1) İncelenen dosya kapsamına, kararın dayandığı gerekçeye, çekişmeli taşınmazın uzman orman bilirkişi kurulu tarafından kesinleşmiş orman tahdit harita ve tutanakları ile bu haritanın düzenlenmesine esas … fotoğrafı ile memleket haritasına dayalı olarak yöntemine uygun biçimde yapılan uygulama ve araştırmada bir bölümünün orman tahdidi içinde kalan yerlerden olduğu anlaşıldığına göre Hazinenin, kararın esasına ilişkin temyiz itirazlarının reddi gerekmiştir.
2) Hazinenin diğer temyiz itirazlarına gelince; yukarıda açıklanan nedenlerle mahkemece davanın kabulü yolunda kurulan hükümde bir isabetsizlik bulunmamaktadır. Ancak; HYUY.nın 94.maddesinde davayı kabul eden tarafın da mahkum olmuş gibi mahkeme masraflarını ödemeye mecbur olduğu açıklandıktan sonra aleyhine hüküm kurulan tarafın hal ve vaziyeti ile aleyhine dava açılmasına sebebiyet vermemiş olması ve ilk oturumda davayı kabul etmiş olması halinde mahkeme masraflarından sorumlu tutulamayacağı belirtilmiştir. Davalı Hazine vekili davayı ilk celse yasada öngörülen biçimde kabul etmiştir. Mahkeme masrafları ile vekalet ücretinin davalı kuruma yükletilmemesi istemi şartlı kabul olarak nitelendirilemez. Bu nedenle mahkeme masraflarının davacı yönetim üzerinde bırakılması ve yönetim lehine vekalet ücretine hükmedilmemesi gereklidir. Karar açıklanan yönden doğru değil ise de, bu husus hükmün bozulmasını ve yeniden yargılama yapılmasını gerektirmediğinden, hükmün düzeltilerek onanması uygun görülmüştür. Bu sebeple, hüküm fıkrasında yer alan “ Davacı
-2-
2008/16489-18222
tarafından yapılan toplam 226.25.-YTL yargılama giderinin davalıdan alınarak davacıya verilmesine, davacı vekili lehine Kadastro Kanununun 31. maddesi, vekilin emek ve mesaisi de gözetilerek 200.00 YTL vekalet ücreti takdirine, davalıdan alınıp davacıya verilmesine” cümlesi kaldırılarak; bunun yerine, “Toplam 226.25 YTL yargılama giderinin davacı … Yönetimi üzerinde bırakılmasına, yararına vekalet ücreti takdirine yer olmadığına ” cümlesinin yazılması suretiyle düzeltilmesine ve hükmün H.Y.U.Y.’nın 438/7. maddesine göre bu düzeltilmiş şekliyle ONANMASI gerekmiştir.
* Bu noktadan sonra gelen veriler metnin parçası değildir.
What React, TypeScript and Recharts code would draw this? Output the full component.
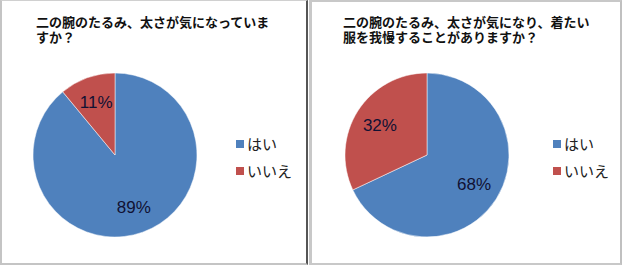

SONUÇ: 1) Yukarıda 1.bentte açıklanan nedenlerle davalı Hazinenin temyiz itirazlarının REDDİNE,
2) Yukarıda 2.bentte açıklanan nedenlerle kararın düzeltilerek ONANMASINA, Harçlar Yasasının değişik 13/j maddesi gereğince harç alınmasına yer olmadığına 23/12/2008 günü oybirliği ile karar verildi.